## What the exercise asks
Extract each line bearing the word "React".

## Collected data
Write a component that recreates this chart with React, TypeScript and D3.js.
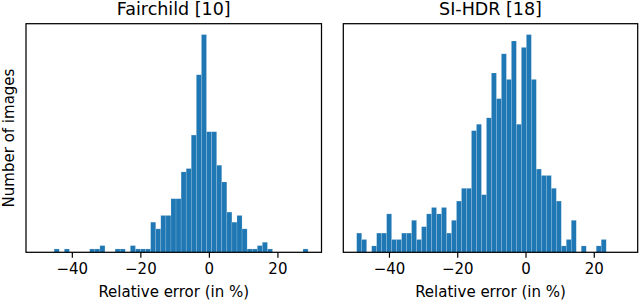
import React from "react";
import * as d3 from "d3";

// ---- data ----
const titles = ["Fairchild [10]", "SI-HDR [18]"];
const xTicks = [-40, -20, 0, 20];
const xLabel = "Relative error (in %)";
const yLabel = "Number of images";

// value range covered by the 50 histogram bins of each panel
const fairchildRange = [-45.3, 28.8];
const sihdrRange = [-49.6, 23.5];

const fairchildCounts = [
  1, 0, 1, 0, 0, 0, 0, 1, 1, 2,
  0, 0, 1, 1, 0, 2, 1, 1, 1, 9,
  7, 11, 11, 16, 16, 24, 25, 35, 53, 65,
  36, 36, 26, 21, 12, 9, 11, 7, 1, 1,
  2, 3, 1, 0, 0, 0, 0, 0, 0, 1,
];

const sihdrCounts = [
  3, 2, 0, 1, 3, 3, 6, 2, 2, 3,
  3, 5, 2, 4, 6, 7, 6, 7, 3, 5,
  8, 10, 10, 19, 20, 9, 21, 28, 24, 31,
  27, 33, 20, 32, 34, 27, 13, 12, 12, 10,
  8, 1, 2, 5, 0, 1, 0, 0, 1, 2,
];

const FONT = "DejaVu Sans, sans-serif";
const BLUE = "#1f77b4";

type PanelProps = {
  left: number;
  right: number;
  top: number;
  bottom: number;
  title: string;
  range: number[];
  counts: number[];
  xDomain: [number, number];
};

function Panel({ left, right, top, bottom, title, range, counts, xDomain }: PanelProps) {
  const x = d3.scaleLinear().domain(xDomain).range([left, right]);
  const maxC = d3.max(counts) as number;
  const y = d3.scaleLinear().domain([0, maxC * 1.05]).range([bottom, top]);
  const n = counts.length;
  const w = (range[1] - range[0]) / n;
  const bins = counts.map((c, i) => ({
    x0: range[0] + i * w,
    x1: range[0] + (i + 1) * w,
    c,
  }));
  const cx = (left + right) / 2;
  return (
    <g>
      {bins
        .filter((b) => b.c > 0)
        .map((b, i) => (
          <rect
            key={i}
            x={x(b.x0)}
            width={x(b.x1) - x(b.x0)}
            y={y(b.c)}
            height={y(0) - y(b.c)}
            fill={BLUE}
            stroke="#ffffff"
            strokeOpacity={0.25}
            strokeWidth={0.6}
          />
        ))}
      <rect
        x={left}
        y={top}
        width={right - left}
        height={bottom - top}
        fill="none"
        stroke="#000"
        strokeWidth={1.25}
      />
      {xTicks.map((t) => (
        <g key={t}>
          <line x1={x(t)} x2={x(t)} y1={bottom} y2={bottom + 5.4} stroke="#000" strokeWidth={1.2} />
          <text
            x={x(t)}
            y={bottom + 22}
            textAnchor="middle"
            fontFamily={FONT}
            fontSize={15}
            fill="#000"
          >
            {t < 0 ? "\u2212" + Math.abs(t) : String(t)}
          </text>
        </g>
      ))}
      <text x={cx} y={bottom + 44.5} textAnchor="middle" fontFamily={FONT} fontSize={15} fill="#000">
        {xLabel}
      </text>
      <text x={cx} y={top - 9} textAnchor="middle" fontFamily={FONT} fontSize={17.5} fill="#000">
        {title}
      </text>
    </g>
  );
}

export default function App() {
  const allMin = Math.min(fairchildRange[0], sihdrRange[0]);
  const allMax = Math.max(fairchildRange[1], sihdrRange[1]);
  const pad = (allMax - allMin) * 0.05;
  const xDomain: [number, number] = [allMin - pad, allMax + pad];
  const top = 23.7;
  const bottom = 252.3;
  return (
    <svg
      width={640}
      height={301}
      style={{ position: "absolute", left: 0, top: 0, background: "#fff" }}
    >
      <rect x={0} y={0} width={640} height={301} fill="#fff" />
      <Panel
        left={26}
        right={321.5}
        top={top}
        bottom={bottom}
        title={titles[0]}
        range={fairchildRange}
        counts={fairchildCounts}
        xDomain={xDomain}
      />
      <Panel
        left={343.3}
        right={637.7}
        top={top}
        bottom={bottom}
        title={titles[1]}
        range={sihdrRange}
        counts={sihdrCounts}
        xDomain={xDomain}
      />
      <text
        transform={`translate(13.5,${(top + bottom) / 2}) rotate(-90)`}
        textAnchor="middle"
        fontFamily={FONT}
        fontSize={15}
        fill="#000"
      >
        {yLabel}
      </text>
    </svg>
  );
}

## Completed task
Write a component that recreates this chart with React, TypeScript and D3.js.
import React from "react";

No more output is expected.